* **GIVEN TASK**
Write out each line word for word. Drop pictures.

* **DATA SECTION**
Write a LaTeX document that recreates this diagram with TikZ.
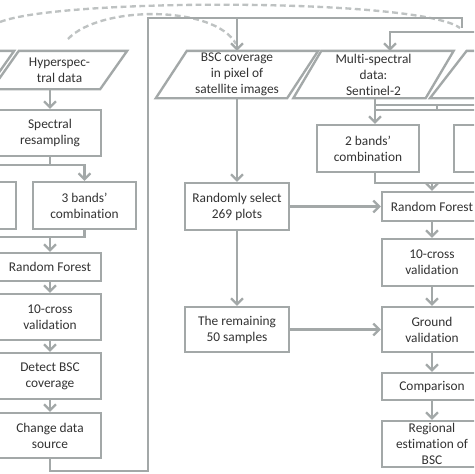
\documentclass[tikz,border=0pt]{standalone}
\usepackage{fontspec}
\setmainfont{Carlito}[Ligatures=NoCommon]
\usetikzlibrary{arrows.meta}
\definecolor{linegray}{RGB}{163,168,168}
\definecolor{dashgray}{RGB}{190,194,194}
\definecolor{textgray}{RGB}{50,50,50}
% slanted frame round a data node: #1 node name, #2 half of the slant
\newcommand{\paraframe}[2]{\draw[flow] ([xshift=-#2]#1.south west) -- ([xshift=#2]#1.north west)
    -- ([xshift=#2]#1.north east) -- ([xshift=-#2]#1.south east) -- cycle;}
\begin{document}
\begin{tikzpicture}[x=0.03cm,y=-0.03cm,
    box/.style={draw=linegray,line width=2pt,fill=white,text=textgray,align=center,inner sep=0pt,
        minimum width=3.06cm,minimum height=1.38cm,font=\fontsize{11.4}{13.6}\selectfont},
    flatbox/.style={box,minimum height=0.84cm},
    datatext/.style={box,draw=none,fill=none,minimum width=3.9cm,minimum height=1.35cm},
    flow/.style={draw=linegray,line width=2pt},
    arr/.style={flow,-{Straight Barb[length=5pt,width=10pt]}},
    loopback/.style={draw=dashgray,line width=2pt,dash pattern=on 5pt off 3pt}]
\useasboundingbox (0,0) rectangle (474,474);
\clip (0,0) rectangle (474,474);
\fill[white] (0,0) rectangle (474,474);

% dashed feedback curves
\coordinate (dA1) at (0,22);
\coordinate (dA2) at (460,28);
\coordinate (dB1) at (68,39);
\coordinate (dB2) at (236,44);
\draw[loopback] (dA1) .. controls (60,-2) and (420,-2) .. (dA2);
\draw[loopback] (dB1) .. controls (100,5) and (215,5) .. (dB2);

% left column: hyperspectral branch
\node[datatext,minimum width=3.18cm,minimum height=1.08cm] (leftpar) at (-53.5,70) {};
\node[datatext,minimum width=3.18cm,minimum height=1.08cm] (hyper) at (59.5,70) {Hyperspec-\\tral data};
\paraframe{leftpar}{0.405cm}
\paraframe{hyper}{0.405cm}
\node[box] (resamp) at (50,133) {Spectral\\resampling};
\node[box,minimum height=1.41cm] (leftbox) at (-35,205.5) {};
\node[box,minimum width=3.09cm,minimum height=1.41cm] (band3) at (84.5,205.5) {3 bands’\\combination};
\node[flatbox] (rfL) at (50,267) {Random Forest};
\node[box] (cvL) at (50,317) {10-cross\\validation};
\node[box] (detect) at (50,376) {Detect BSC\\coverage};
\node[box,minimum height=1.35cm] (change) at (50,435.5) {Change data\\source};

% middle column
\node[datatext,minimum width=3.87cm] (bsc) at (237,74.5) {BSC coverage\\in pixel of\\satellite images};
\paraframe{bsc}{0.465cm}
\node[box,minimum width=3.12cm,minimum height=1.41cm] (rsel) at (237,206.5) {Randomly select\\269 plots};
\node[box,minimum width=3.12cm,minimum height=1.35cm] (rem) at (237,329.5) {The remaining\\50 samples};

% right column: multi-spectral branch
\node[datatext] (multi) at (373.5,74.5) {Multi-spectral\\data:\\Sentinel-2};
\node[datatext] (thirdpar) at (514.5,74.5) {};
\paraframe{multi}{0.42cm}
\paraframe{thirdpar}{0.55cm}
\node[box,minimum height=1.41cm] (band2) at (368,148.5) {2 bands’\\combination};
\node[box,minimum height=1.41cm] (rbox) at (505,148.5) {};
\node[flatbox,minimum width=3cm,minimum height=0.87cm] (rfR) at (432,206.5) {Random Forest};
\node[box,minimum width=3cm,minimum height=1.41cm] (cvR) at (432,262.5) {10-cross\\validation};
\node[box,minimum width=3cm,minimum height=1.35cm] (gv) at (432,329.5) {Ground\\validation};
\node[box,minimum width=3cm,minimum height=0.81cm] (cmp) at (432,386.5) {Comparison};
\node[box,minimum width=3cm,minimum height=1.38cm] (reg) at (432,444) {Regional\\estimation of\\BSC};

% left column connectors
\coordinate (sL) at (50,165);
\coordinate (jL) at (50,237);
\draw[arr] (hyper.south -| resamp.north) -- (resamp.north);
\draw[flow] (resamp.south) -- (sL);
\draw[arr] (sL) -| (leftbox.north);
\draw[arr] (sL) -| (band3.north);
\draw[flow] (leftbox.south) |- (jL);
\draw[flow] (band3.south) |- (jL);
\draw[arr] (jL) -- (rfL.north);
\draw[arr] (rfL) -- (cvL);
\draw[arr] (cvL) -- (detect);
\draw[arr] (detect) -- (change);

% loop back to the satellite data
\coordinate (lb1) at (50,471);
\coordinate (lb2) at (148,471);
\coordinate (lt1) at (148,18);
\coordinate (lt2) at (462,18);
\coordinate (lt3) at (462,28);
\draw[flow] (change.south) -- (lb1) -- (lb2) -- (lt1) -- (lt2) -- (lt3);
\draw[arr] (bsc.north |- lt1) -- (bsc.north);

% middle column connectors
\draw[arr] (bsc.south) -- (rsel.north);
\draw[arr] (rsel) -- (rem);
\draw[arr] (rsel.east) -- (rsel.east -| rfR.west);
\draw[arr] (rem.east) -- (rem.east -| gv.west);

% right column connectors
\coordinate (mIn) at (390,32);
\coordinate (mInR) at (480,32);
\draw[arr] (mInR) -- (mIn) -- (mIn |- multi.north);
\coordinate (mOut) at (375,110);
\coordinate (mTop) at (375,105);
\coordinate (mTopR) at (480,105);
\coordinate (mOutR) at (480,110);
\coordinate (mTick) at (437,105);
\draw[flow] (mOut |- multi.south) -- (mOut);
\draw[flow] (mTop) -- (mTopR);
\draw[flow] (mOut) -- (mOutR);
\draw[flow] (mTick) -- (mTick |- mOut);
\draw[arr] (mOut) -- (mOut |- band2.north);
\coordinate (j2) at (375,183);
\coordinate (j2R) at (480,183);
\draw[flow] (j2 |- band2.south) -- (j2) -- (j2R);
\draw[arr] (j2 -| rfR.north) -- (rfR.north);
\draw[arr] (rfR) -- (cvR);
\draw[arr] (cvR) -- (gv);
\draw[arr] (gv) -- (cmp);
\draw[arr] (cmp) -- (reg);
\end{tikzpicture}
\end{document}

* **ANSWER TO THE EXERCISE**
Write a LaTeX document that recreates this diagram with TikZ.
\documentclass[tikz,border=0pt]{standalone}
\usepackage{fontspec}
\setmainfont{Carlito}[Ligatures=NoCommon]
\usetikzlibrary{arrows.meta}
\definecolor{linegray}{RGB}{163,168,168}
\definecolor{dashgray}{RGB}{190,194,194}
\definecolor{textgray}{RGB}{50,50,50}
% slanted frame round a data node: #1 node name, #2 half of the slant
\newcommand{\paraframe}[2]{\draw[flow] ([xshift=-#2]#1.south west) -- ([xshift=#2]#1.north west)
    -- ([xshift=#2]#1.north east) -- ([xshift=-#2]#1.south east) -- cycle;}
\begin{document}
\begin{tikzpicture}[x=0.03cm,y=-0.03cm,
    box/.style={draw=linegray,line width=2pt,fill=white,text=textgray,align=center,inner sep=0pt,
        minimum width=3.06cm,minimum height=1.38cm,font=\fontsize{11.4}{13.6}\selectfont},
    flatbox/.style={box,minimum height=0.84cm},
    datatext/.style={box,draw=none,fill=none,minimum width=3.9cm,minimum height=1.35cm},
    flow/.style={draw=linegray,line width=2pt},
    arr/.style={flow,-{Straight Barb[length=5pt,width=10pt]}},
    loopback/.style={draw=dashgray,line width=2pt,dash pattern=on 5pt off 3pt}]
\useasboundingbox (0,0) rectangle (474,474);
\clip (0,0) rectangle (474,474);
\fill[white] (0,0) rectangle (474,474);

% dashed feedback curves
\coordinate (dA1) at (0,22);
\coordinate (dA2) at (460,28);
\coordinate (dB1) at (68,39);
\coordinate (dB2) at (236,44);
\draw[loopback] (dA1) .. controls (60,-2) and (420,-2) .. (dA2);
\draw[loopback] (dB1) .. controls (100,5) and (215,5) .. (dB2);

% left column: hyperspectral branch
\node[datatext,minimum width=3.18cm,minimum height=1.08cm] (leftpar) at (-53.5,70) {};
\node[datatext,minimum width=3.18cm,minimum height=1.08cm] (hyper) at (59.5,70) {Hyperspec-\\tral data};
\paraframe{leftpar}{0.405cm}
\paraframe{hyper}{0.405cm}
\node[box] (resamp) at (50,133) {Spectral\\resampling};
\node[box,minimum height=1.41cm] (leftbox) at (-35,205.5) {};
\node[box,minimum width=3.09cm,minimum height=1.41cm] (band3) at (84.5,205.5) {3 bands’\\combination};
\node[flatbox] (rfL) at (50,267) {Random Forest};
\node[box] (cvL) at (50,317) {10-cross\\validation};
\node[box] (detect) at (50,376) {Detect BSC\\coverage};
\node[box,minimum height=1.35cm] (change) at (50,435.5) {Change data\\source};

% middle column
\node[datatext,minimum width=3.87cm] (bsc) at (237,74.5) {BSC coverage\\in pixel of\\satellite images};
\paraframe{bsc}{0.465cm}
\node[box,minimum width=3.12cm,minimum height=1.41cm] (rsel) at (237,206.5) {Randomly select\\269 plots};
\node[box,minimum width=3.12cm,minimum height=1.35cm] (rem) at (237,329.5) {The remaining\\50 samples};

% right column: multi-spectral branch
\node[datatext] (multi) at (373.5,74.5) {Multi-spectral\\data:\\Sentinel-2};
\node[datatext] (thirdpar) at (514.5,74.5) {};
\paraframe{multi}{0.42cm}
\paraframe{thirdpar}{0.55cm}
\node[box,minimum height=1.41cm] (band2) at (368,148.5) {2 bands’\\combination};
\node[box,minimum height=1.41cm] (rbox) at (505,148.5) {};
\node[flatbox,minimum width=3cm,minimum height=0.87cm] (rfR) at (432,206.5) {Random Forest};
\node[box,minimum width=3cm,minimum height=1.41cm] (cvR) at (432,262.5) {10-cross\\validation};
\node[box,minimum width=3cm,minimum height=1.35cm] (gv) at (432,329.5) {Ground\\validation};
\node[box,minimum width=3cm,minimum height=0.81cm] (cmp) at (432,386.5) {Comparison};
\node[box,minimum width=3cm,minimum height=1.38cm] (reg) at (432,444) {Regional\\estimation of\\BSC};

% left column connectors
\coordinate (sL) at (50,165);
\coordinate (jL) at (50,237);
\draw[arr] (hyper.south -| resamp.north) -- (resamp.north);
\draw[flow] (resamp.south) -- (sL);
\draw[arr] (sL) -| (leftbox.north);
\draw[arr] (sL) -| (band3.north);
\draw[flow] (leftbox.south) |- (jL);
\draw[flow] (band3.south) |- (jL);
\draw[arr] (jL) -- (rfL.north);
\draw[arr] (rfL) -- (cvL);
\draw[arr] (cvL) -- (detect);
\draw[arr] (detect) -- (change);

% loop back to the satellite data
\coordinate (lb1) at (50,471);
\coordinate (lb2) at (148,471);
\coordinate (lt1) at (148,18);
\coordinate (lt2) at (462,18);
\coordinate (lt3) at (462,28);
\draw[flow] (change.south) -- (lb1) -- (lb2) -- (lt1) -- (lt2) -- (lt3);
\draw[arr] (bsc.north |- lt1) -- (bsc.north);

% middle column connectors
\draw[arr] (bsc.south) -- (rsel.north);
\draw[arr] (rsel) -- (rem);
\draw[arr] (rsel.east) -- (rsel.east -| rfR.west);
\draw[arr] (rem.east) -- (rem.east -| gv.west);

% right column connectors
\coordinate (mIn) at (390,32);
\coordinate (mInR) at (480,32);
\draw[arr] (mInR) -- (mIn) -- (mIn |- multi.north);
\coordinate (mOut) at (375,110);
\coordinate (mTop) at (375,105);
\coordinate (mTopR) at (480,105);
\coordinate (mOutR) at (480,110);
\coordinate (mTick) at (437,105);
\draw[flow] (mOut |- multi.south) -- (mOut);
\draw[flow] (mTop) -- (mTopR);
\draw[flow] (mOut) -- (mOutR);
\draw[flow] (mTick) -- (mTick |- mOut);
\draw[arr] (mOut) -- (mOut |- band2.north);
\coordinate (j2) at (375,183);
\coordinate (j2R) at (480,183);
\draw[flow] (j2 |- band2.south) -- (j2) -- (j2R);
\draw[arr] (j2 -| rfR.north) -- (rfR.north);
\draw[arr] (rfR) -- (cvR);
\draw[arr] (cvR) -- (gv);
\draw[arr] (gv) -- (cmp);
\draw[arr] (cmp) -- (reg);
\end{tikzpicture}
\end{document}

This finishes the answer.